With a sly smile and reserved demeanor, redshirt freshman Tyler Vaughns is excited for the opportunity to make his presence felt. When asked whether or not he was ready to make his debut against the Western Michigan Broncos in the historic Los Angeles Coliseum, Vaughns couldn’t hold back his smile.
“Yeah,” he grinned. “I’m really excited.”
You would be, too, if you were Vaughns. He’s waited a year for his chance to shine in the spotlight. Like JuJu Smith-Schuster, Nelson Agholor, Marqise Lee and plenty more before him, Vaughns hopes to be the next USC receiver to break out and make a name for himself. Following an excellent spring and fall camp, Vaughns looks like he’s ready to make the jump.

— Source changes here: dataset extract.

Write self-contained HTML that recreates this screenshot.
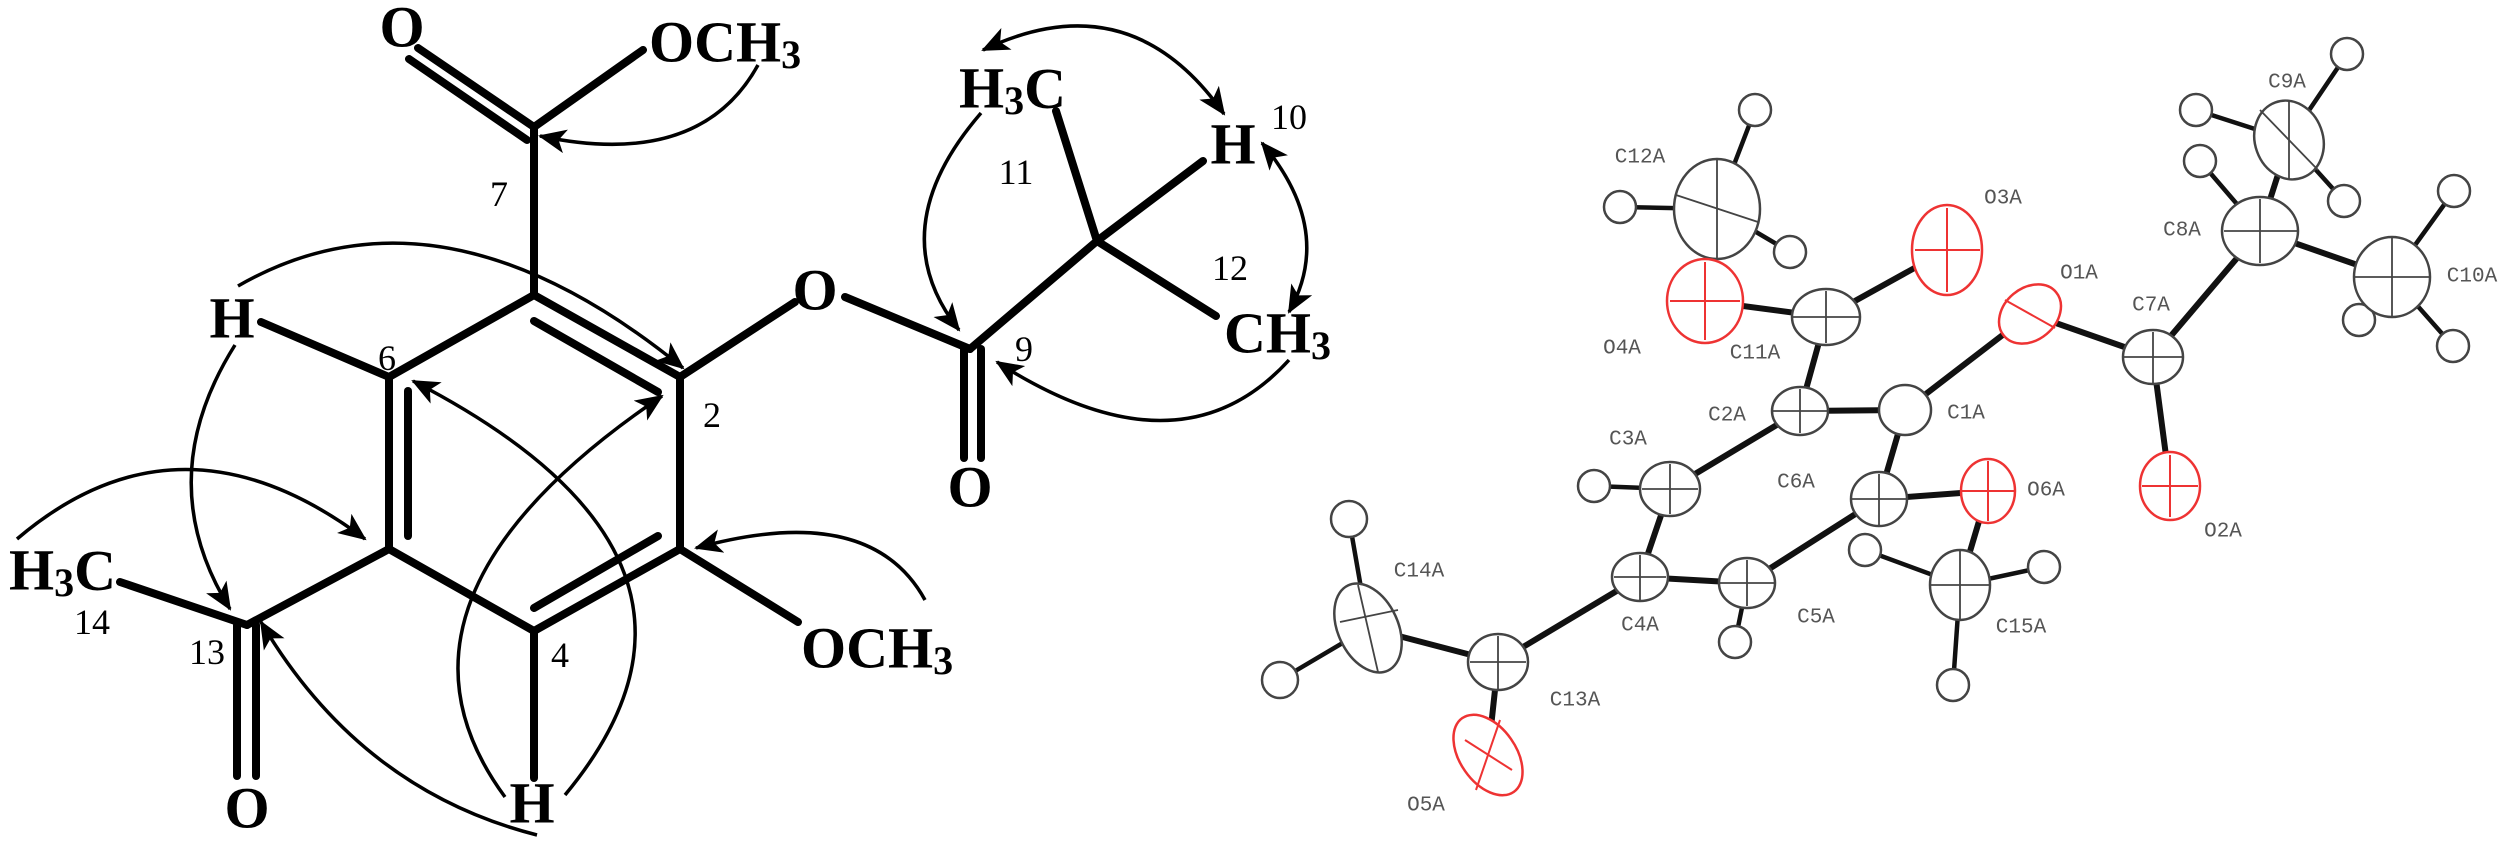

But it didn’t happen overnight.
Coming from Bishop Amat High School, just a little over 20 miles away from the USC campus, Vaughns was seen by some as one of the top five receivers in the country when he was a high school senior. Vaughns has always had the physical talent. In his final season of high school, Reign of Troy writer Alicia de Artola described him as having “glue-like hands.” But the jump from high school to college was a big one.
While he had always stood out on the field growing up, Vaughns struggled to set himself apart from his teammates for the first time in his football career. Vaughns was redshirted his freshman season at USC. However, it was a humbling experience for him, and he says he’s better because of it.
“It really helped me in terms of knowing the game, knowing the playbook and all that,” Vaughns said. “So I’ll never take that year for granted. I worked my butt off. I was going against Adoree’ Jackson and [junior] Biggie [Marshall] everyday. So every day it was work. It wasn’t ever like ‘I’m a redshirt so I can just take it easy and chill.’ No it was business. It was a really good year for me.”
As the Trojans prepared to play Penn State in a Rose Bowl for the record books, Vaughns studied the play books. As a redshirt, his role remained on the sidelines in the heart-stopping victory over Penn State.
“During the bowl practices last year, I was up in [offensive coordinator Tee Martin’s] office going over the defenses,” Vaughns said. “I couldn’t recognize any of it. He’d quiz me on it, I’d go in and write it on his board or he’d give me a packet of routes to draw up.”
The learning curve was steep, but after spending time learning the X’s and O’s, the lightbulb turned on and the game has slowed down. Before, he was unfamiliar with the plays, taking his routes slow to avoid mistakes. Now, Vaughns is ready to go full speed.
With an offseason full of hype around redshirt sophomore quarterback Sam Darnold, one storyline of interest going into spring and fall camp was who would emerge as the big receiving threats for the Heisman candidate this season’s squad. And in a room full of talented athletes, Vaughns has stood out.
“Sometimes it looks like [Sam Darnold]’s just gliding out there and just kind of floating,” Martin said. “He gets open for the quarterback. He just has a knack for doing those types of things. I think it’s special, it’s unique.”
As for any personal goals ahead of the 2017 campaign, Vaughns has one: to start. He currently trails behind Jalen Greene in the depth chart, but Vaughns is determined that by the end of the season, that will have changed.
“He’s playing so much more confident right now,” Martin said. “He’s gotten bigger and stronger in the weight room. He knows what to do now so he’s playing bigger and faster and now you can see his skill set. Very smooth, great route runner, catch radius. He’s just a football player.”
As Trojan fans make their way into the Coliseum on Saturday, fans won’t be the only ones ready to start the season. After putting in the work, Vaughns will be a player to watch from now on, and he’s just as excited as anyone to see if this year will be his breakout season.
While the team had a remarkable season last year, he and the Trojans are hungrier for more. And this time around, Vaughns hopes he’ll be the one making the big play instead of watching history from the sideline.